Several years ago Grace Baptist Church in Philadelphia had to turn away a little girl named Hattie May Wiatt from children’s ministry because of overcrowding. That day Hattie May Wiatt started saving her pennies to help the church make more room in their children’s ministry. Two years later, Hattie May tragically died. In her pocketbook next to her bed her parents found 57 pennies and a piece of paper with a note saying that the money was to help the church build a bigger children’s ministry. At Hattie May’s funeral, her mother gave that 57 cents and the note to Pastor Russell Conwell, the pastor of Grace Baptist Church. That Sunday, Pastor Conwell shared Hattie May’s story with his congregation. People’s hearts were touched; a realtor give the church a piece of land to expand the children’s ministry, asking for 57 cents for a down payment. A local newspaper carried the story, and soon news about Hattie May Wiatt’s 57 cents spread across the country. The pennies grew far beyond Hattie May’s initial 57 pennies. Grace Baptist Church not only built a new children’s ministry wing, but also a new ministry center, today seating over 3,000 people. Out of that movement of generosity from Hattie May’s example the church built Temple University in Philadelphia, and Good Samaritan Hospital. In fact, you can visit Temple University today and find a picture on the wall of Hattie May Wiatt, a little girl who’s 57 pennies were used by God far beyond the limits of her life.
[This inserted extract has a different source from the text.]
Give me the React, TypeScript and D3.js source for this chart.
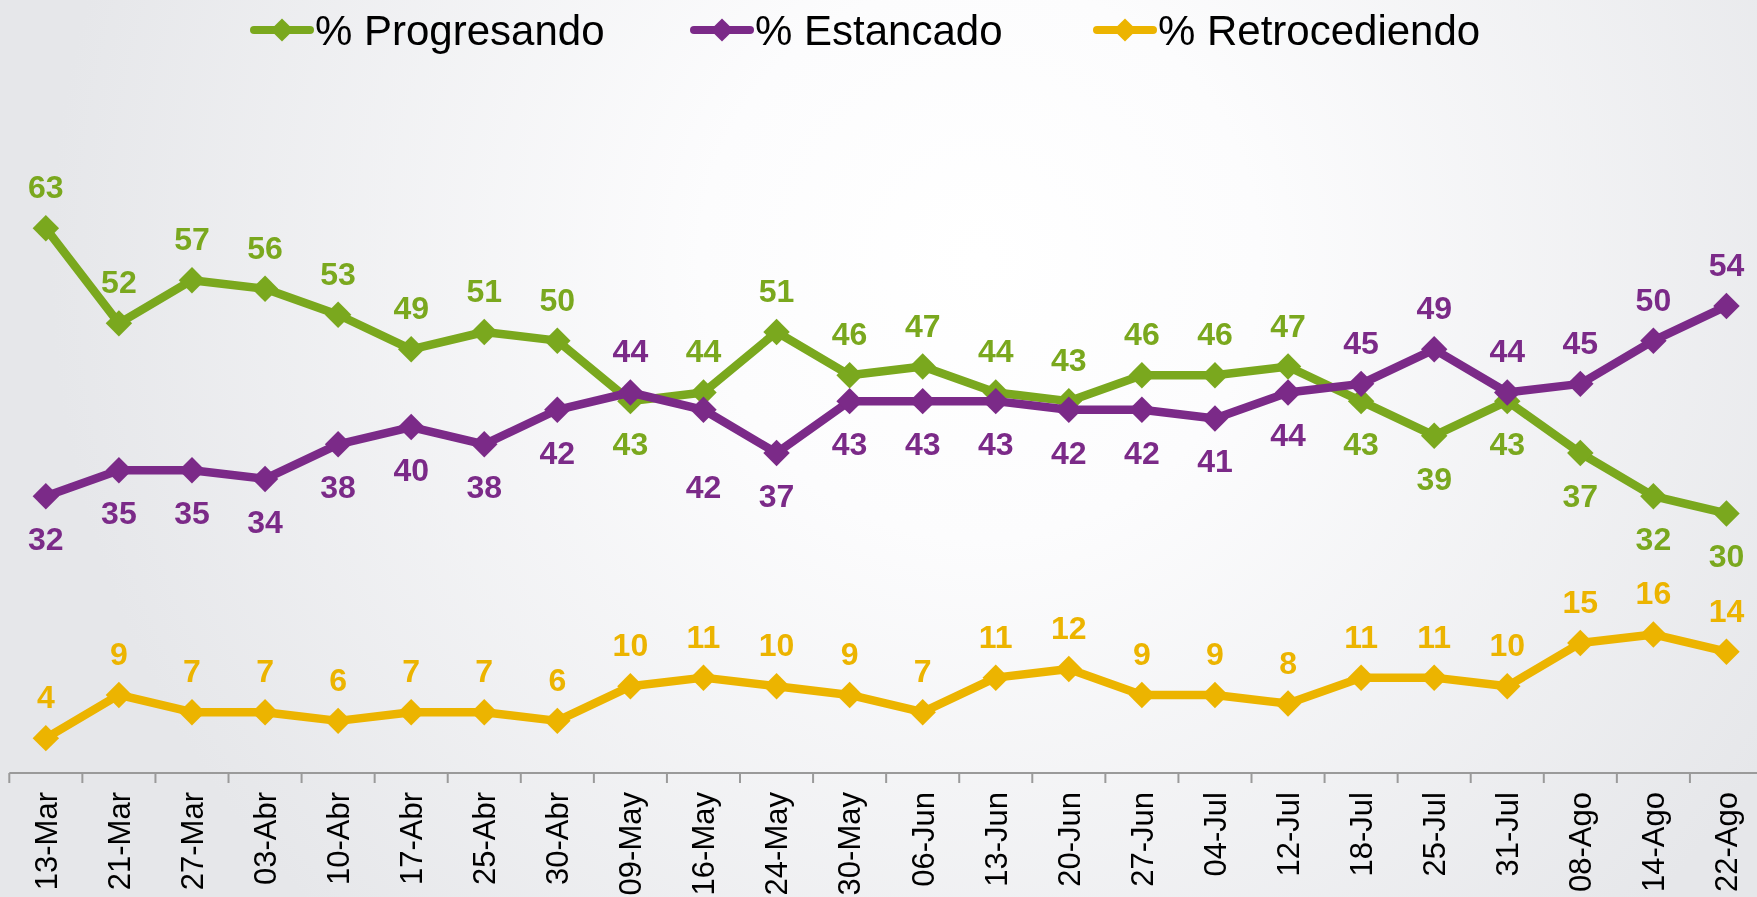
import * as d3 from "d3";

const dates = [
  "13-Mar", "21-Mar", "27-Mar", "03-Abr", "10-Abr", "17-Abr", "25-Abr", "30-Abr",
  "09-May", "16-May", "24-May", "30-May", "06-Jun", "13-Jun", "20-Jun", "27-Jun",
  "04-Jul", "12-Jul", "18-Jul", "25-Jul", "31-Jul", "08-Ago", "14-Ago", "22-Ago",
];

const progresando = [63, 52, 57, 56, 53, 49, 51, 50, 43, 44, 51, 46, 47, 44, 43, 46, 46, 47, 43, 39, 43, 37, 32, 30];
const estancado = [32, 35, 35, 34, 38, 40, 38, 42, 44, 42, 37, 43, 43, 43, 42, 42, 41, 44, 45, 49, 44, 45, 50, 54];
const retrocediendo = [4, 9, 7, 7, 6, 7, 7, 6, 10, 11, 10, 9, 7, 11, 12, 9, 9, 8, 11, 11, 10, 15, 16, 14];

const seriesNames = ["% Progresando", "% Estancado", "% Retrocediendo"];
const seriesColors = ["#7aa81e", "#7b2a88", "#ecb400"];

const W = 1757;
const H = 897;
const FONT = "'Liberation Sans', Arial, sans-serif";

export default function App() {
  const series = [progresando, estancado, retrocediendo];

  const x = d3.scaleBand<string>().domain(dates).range([9.3, 1763]);
  const cx = (d: string) => (x(d) ?? 0) + x.bandwidth() / 2;
  const y = d3.scaleLinear().domain([0, 70]).range([772.7, 772.7 - 70 * 8.641]);

  const line = d3.line<number>()
    .x((_, i) => cx(dates[i]))
    .y((v) => y(v));

  const diamond = d3.symbol(d3.symbolSquare, 350)();
  const legendDiamond = d3.symbol(d3.symbolSquare, 270)();

  // label goes above unless the other main series is higher at that date
  const isAbove = (s: number, i: number) => {
    if (s === 0) return progresando[i] >= estancado[i];
    if (s === 1) return estancado[i] > progresando[i];
    return true;
  };
  // one label was dragged down by hand in the original (purple, 16-May)
  const nudge = (s: number, i: number) => (s === 1 && dates[i] === "16-May" ? 34 : 0);

  const legendX = [252, 692, 1095];

  return (
    <div style={{ position: "fixed", left: 0, top: 0 }}>
      <svg width={W} height={H} style={{ display: "block" }}>
        <defs>
          <radialGradient id="bg" gradientUnits="userSpaceOnUse" cx={980} cy={260} r={930}>
            <stop offset="0%" stopColor="#ffffff" />
            <stop offset="30%" stopColor="#fcfcfd" />
            <stop offset="100%" stopColor="#e6e7ea" />
          </radialGradient>
        </defs>
        <rect width={W} height={H} fill="url(#bg)" />

        {/* legend */}
        {seriesNames.map((name, s) => (
          <g key={name} transform={`translate(${legendX[s]},30)`}>
            <line x1={2} x2={58} y1={0} y2={0} stroke={seriesColors[s]} strokeWidth={8} strokeLinecap="round" />
            <path d={legendDiamond} transform="translate(30,0) rotate(45)" fill={seriesColors[s]} />
            <text x={63} y={15} fontFamily={FONT} fontSize={42} fill="#000">{name}</text>
          </g>
        ))}

        {/* x axis */}
        <line x1={9.3} x2={W} y1={773} y2={773} stroke="#9a9a9a" strokeWidth={2} />
        {dates.map((d) => (
          <line key={d} x1={x(d)} x2={x(d)} y1={773} y2={783} stroke="#9a9a9a" strokeWidth={2} />
        ))}
        {dates.map((d) => (
          <text
            key={d}
            transform={`translate(${cx(d)},792) rotate(-90)`}
            textAnchor="end"
            dy="0.35em"
            fontFamily={FONT}
            fontSize={31}
            fill="#000"
          >
            {d}
          </text>
        ))}

        {/* series */}
        {series.map((vals, s) => (
          <g key={s}>
            <path d={line(vals) ?? ""} fill="none" stroke={seriesColors[s]} strokeWidth={8.5} strokeLinejoin="round" />
            {vals.map((v, i) => (
              <path key={i} d={diamond} transform={`translate(${cx(dates[i])},${y(v)}) rotate(45)`} fill={seriesColors[s]} />
            ))}
          </g>
        ))}

        {/* data labels */}
        {series.map((vals, s) => (
          <g key={s}>
            {vals.map((v, i) => (
              <text
                key={i}
                x={cx(dates[i])}
                y={y(v) + (isAbove(s, i) ? -30 : 54) + nudge(s, i)}
                textAnchor="middle"
                fontFamily={FONT}
                fontWeight="bold"
                fontSize={32}
                fill={seriesColors[s]}
              >
                {v}
              </text>
            ))}
          </g>
        ))}
      </svg>
    </div>
  );
}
God can take whatever we give him, no matter how small and insignificant it seems, and use it in incredible ways, far beyond our expectations.
Conclusion
Are you running on empty? Do you feel overwhelmed with people’s needs that are far beyond your capacity to meet? Do you feel like Atlas with the world on your shoulders and Jesus saying, "You give them something to eat. You meet the need?" If so, know that if you give what you have to Jesus, he can use it far beyond your wildest dreams. Although you might still feel overwhelmed from time to time, you’ll spend more time in amazement at how God has taken such small things from your life and used them to such great effect.